## begin

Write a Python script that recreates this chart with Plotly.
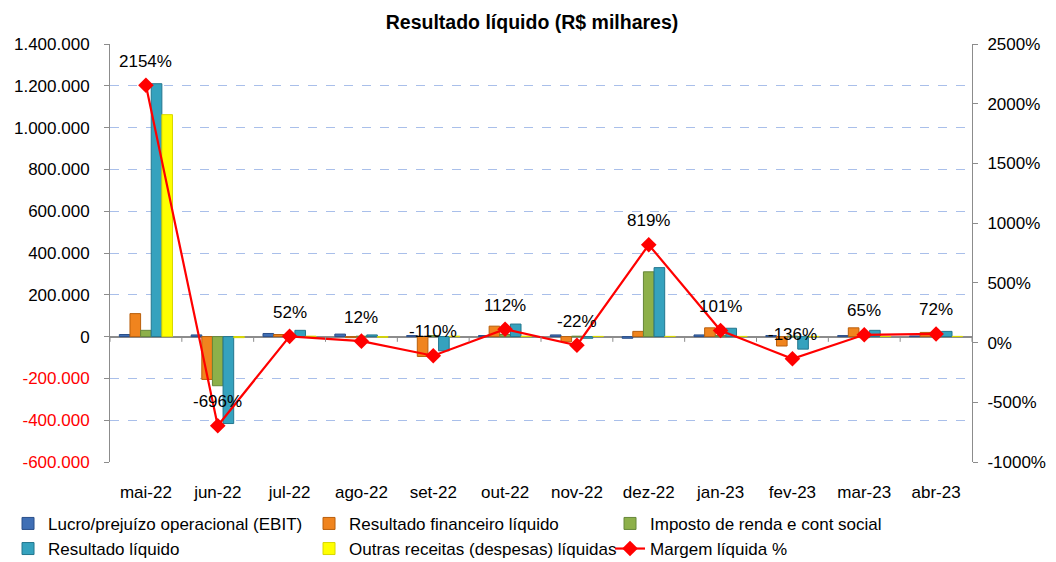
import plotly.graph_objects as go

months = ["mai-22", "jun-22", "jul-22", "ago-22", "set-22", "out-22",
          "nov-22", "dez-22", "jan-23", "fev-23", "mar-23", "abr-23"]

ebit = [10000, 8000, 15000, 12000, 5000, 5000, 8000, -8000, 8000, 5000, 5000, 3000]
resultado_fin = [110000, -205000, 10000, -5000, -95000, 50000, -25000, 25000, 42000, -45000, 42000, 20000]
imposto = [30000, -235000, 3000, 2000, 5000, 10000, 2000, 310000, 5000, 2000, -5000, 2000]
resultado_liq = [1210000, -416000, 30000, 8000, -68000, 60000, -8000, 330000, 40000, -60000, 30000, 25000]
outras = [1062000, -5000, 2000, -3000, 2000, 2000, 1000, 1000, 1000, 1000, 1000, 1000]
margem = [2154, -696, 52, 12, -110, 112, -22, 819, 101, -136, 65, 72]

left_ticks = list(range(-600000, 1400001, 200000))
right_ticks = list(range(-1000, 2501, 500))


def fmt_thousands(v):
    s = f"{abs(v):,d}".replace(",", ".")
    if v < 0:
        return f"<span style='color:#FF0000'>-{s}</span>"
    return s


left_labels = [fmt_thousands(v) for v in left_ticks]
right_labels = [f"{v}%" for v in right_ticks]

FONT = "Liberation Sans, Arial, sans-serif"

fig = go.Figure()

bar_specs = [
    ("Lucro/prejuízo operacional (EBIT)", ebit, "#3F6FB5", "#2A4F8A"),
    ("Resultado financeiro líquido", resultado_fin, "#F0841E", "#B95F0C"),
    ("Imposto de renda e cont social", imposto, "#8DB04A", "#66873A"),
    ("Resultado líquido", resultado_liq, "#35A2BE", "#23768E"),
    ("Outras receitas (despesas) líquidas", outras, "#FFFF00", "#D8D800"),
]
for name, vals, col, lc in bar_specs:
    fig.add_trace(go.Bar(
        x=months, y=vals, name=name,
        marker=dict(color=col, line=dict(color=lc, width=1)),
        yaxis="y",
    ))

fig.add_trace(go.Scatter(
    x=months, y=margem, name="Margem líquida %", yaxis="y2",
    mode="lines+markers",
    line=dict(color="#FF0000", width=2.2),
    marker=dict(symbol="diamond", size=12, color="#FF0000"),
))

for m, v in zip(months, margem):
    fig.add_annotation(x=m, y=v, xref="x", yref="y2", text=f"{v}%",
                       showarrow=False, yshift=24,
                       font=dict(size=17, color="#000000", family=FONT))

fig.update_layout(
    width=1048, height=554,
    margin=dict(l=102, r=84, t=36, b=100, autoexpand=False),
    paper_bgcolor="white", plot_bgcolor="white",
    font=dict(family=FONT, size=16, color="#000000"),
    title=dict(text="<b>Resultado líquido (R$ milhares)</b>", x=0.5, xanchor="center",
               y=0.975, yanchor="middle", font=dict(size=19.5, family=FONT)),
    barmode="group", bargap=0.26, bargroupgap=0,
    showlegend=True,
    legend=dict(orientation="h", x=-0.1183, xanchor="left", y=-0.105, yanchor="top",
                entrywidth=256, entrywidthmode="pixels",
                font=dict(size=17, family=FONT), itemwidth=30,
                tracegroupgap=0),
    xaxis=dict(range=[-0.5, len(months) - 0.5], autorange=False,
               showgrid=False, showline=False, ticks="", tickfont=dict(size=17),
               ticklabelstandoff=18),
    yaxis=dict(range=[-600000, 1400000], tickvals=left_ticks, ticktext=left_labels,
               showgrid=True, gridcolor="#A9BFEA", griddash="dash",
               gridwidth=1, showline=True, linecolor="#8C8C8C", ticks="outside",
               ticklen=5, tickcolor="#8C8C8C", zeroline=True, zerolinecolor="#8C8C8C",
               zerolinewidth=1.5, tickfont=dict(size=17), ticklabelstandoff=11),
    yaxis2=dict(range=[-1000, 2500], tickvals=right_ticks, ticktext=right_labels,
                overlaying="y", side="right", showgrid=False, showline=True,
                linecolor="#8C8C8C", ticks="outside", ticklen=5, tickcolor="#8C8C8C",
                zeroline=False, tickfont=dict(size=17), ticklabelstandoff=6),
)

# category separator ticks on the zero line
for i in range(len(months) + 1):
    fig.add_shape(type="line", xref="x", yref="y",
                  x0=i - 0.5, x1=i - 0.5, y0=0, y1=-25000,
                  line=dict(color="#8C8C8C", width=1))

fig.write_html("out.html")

## end

◆ **Stated goal**:
Without the pictures, retype the whole of the material above exactly.

◆ **Final result**:
Write a Python script that recreates this chart with Plotly.
import plotly.graph_objects as go

months = ["mai-22", "jun-22", "jul-22", "ago-22", "set-22", "out-22",
          "nov-22", "dez-22", "jan-23", "fev-23", "mar-23", "abr-23"]

ebit = [10000, 8000, 15000, 12000, 5000, 5000, 8000, -8000, 8000, 5000, 5000, 3000]
resultado_fin = [110000, -205000, 10000, -5000, -95000, 50000, -25000, 25000, 42000, -45000, 42000, 20000]
imposto = [30000, -235000, 3000, 2000, 5000, 10000, 2000, 310000, 5000, 2000, -5000, 2000]
resultado_liq = [1210000, -416000, 30000, 8000, -68000, 60000, -8000, 330000, 40000, -60000, 30000, 25000]
outras = [1062000, -5000, 2000, -3000, 2000, 2000, 1000, 1000, 1000, 1000, 1000, 1000]
margem = [2154, -696, 52, 12, -110, 112, -22, 819, 101, -136, 65, 72]

left_ticks = list(range(-600000, 1400001, 200000))
right_ticks = list(range(-1000, 2501, 500))


def fmt_thousands(v):
    s = f"{abs(v):,d}".replace(",", ".")
    if v < 0:
        return f"<span style='color:#FF0000'>-{s}</span>"
    return s


left_labels = [fmt_thousands(v) for v in left_ticks]
right_labels = [f"{v}%" for v in right_ticks]

FONT = "Liberation Sans, Arial, sans-serif"

fig = go.Figure()

bar_specs = [
    ("Lucro/prejuízo operacional (EBIT)", ebit, "#3F6FB5", "#2A4F8A"),
    ("Resultado financeiro líquido", resultado_fin, "#F0841E", "#B95F0C"),
    ("Imposto de renda e cont social", imposto, "#8DB04A", "#66873A"),
    ("Resultado líquido", resultado_liq, "#35A2BE", "#23768E"),
    ("Outras receitas (despesas) líquidas", outras, "#FFFF00", "#D8D800"),
]
for name, vals, col, lc in bar_specs:
    fig.add_trace(go.Bar(
        x=months, y=vals, name=name,
        marker=dict(color=col, line=dict(color=lc, width=1)),
        yaxis="y",
    ))

fig.add_trace(go.Scatter(
    x=months, y=margem, name="Margem líquida %", yaxis="y2",
    mode="lines+markers",
    line=dict(color="#FF0000", width=2.2),
    marker=dict(symbol="diamond", size=12, color="#FF0000"),
))

for m, v in zip(months, margem):
    fig.add_annotation(x=m, y=v, xref="x", yref="y2", text=f"{v}%",
                       showarrow=False, yshift=24,
                       font=dict(size=17, color="#000000", family=FONT))

fig.update_layout(
    width=1048, height=554,
    margin=dict(l=102, r=84, t=36, b=100, autoexpand=False),
    paper_bgcolor="white", plot_bgcolor="white",
    font=dict(family=FONT, size=16, color="#000000"),
    title=dict(text="<b>Resultado líquido (R$ milhares)</b>", x=0.5, xanchor="center",
               y=0.975, yanchor="middle", font=dict(size=19.5, family=FONT)),
    barmode="group", bargap=0.26, bargroupgap=0,
    showlegend=True,
    legend=dict(orientation="h", x=-0.1183, xanchor="left", y=-0.105, yanchor="top",
                entrywidth=256, entrywidthmode="pixels",
                font=dict(size=17, family=FONT), itemwidth=30,
                tracegroupgap=0),
    xaxis=dict(range=[-0.5, len(months) - 0.5], autorange=False,
               showgrid=False, showline=False, ticks="", tickfont=dict(size=17),
               ticklabelstandoff=18),
    yaxis=dict(range=[-600000, 1400000], tickvals=left_ticks, ticktext=left_labels,
               showgrid=True, gridcolor="#A9BFEA", griddash="dash",
               gridwidth=1, showline=True, linecolor="#8C8C8C", ticks="outside",
               ticklen=5, tickcolor="#8C8C8C", zeroline=True, zerolinecolor="#8C8C8C",
               zerolinewidth=1.5, tickfont=dict(size=17), ticklabelstandoff=11),
    yaxis2=dict(range=[-1000, 2500], tickvals=right_ticks, ticktext=right_labels,
                overlaying="y", side="right", showgrid=False, showline=True,
                linecolor="#8C8C8C", ticks="outside", ticklen=5, tickcolor="#8C8C8C",
                zeroline=False, tickfont=dict(size=17), ticklabelstandoff=6),
)

# category separator ticks on the zero line
for i in range(len(months) + 1):
    fig.add_shape(type="line", xref="x", yref="y",
                  x0=i - 0.5, x1=i - 0.5, y0=0, y1=-25000,
                  line=dict(color="#8C8C8C", width=1))

fig.write_html("out.html")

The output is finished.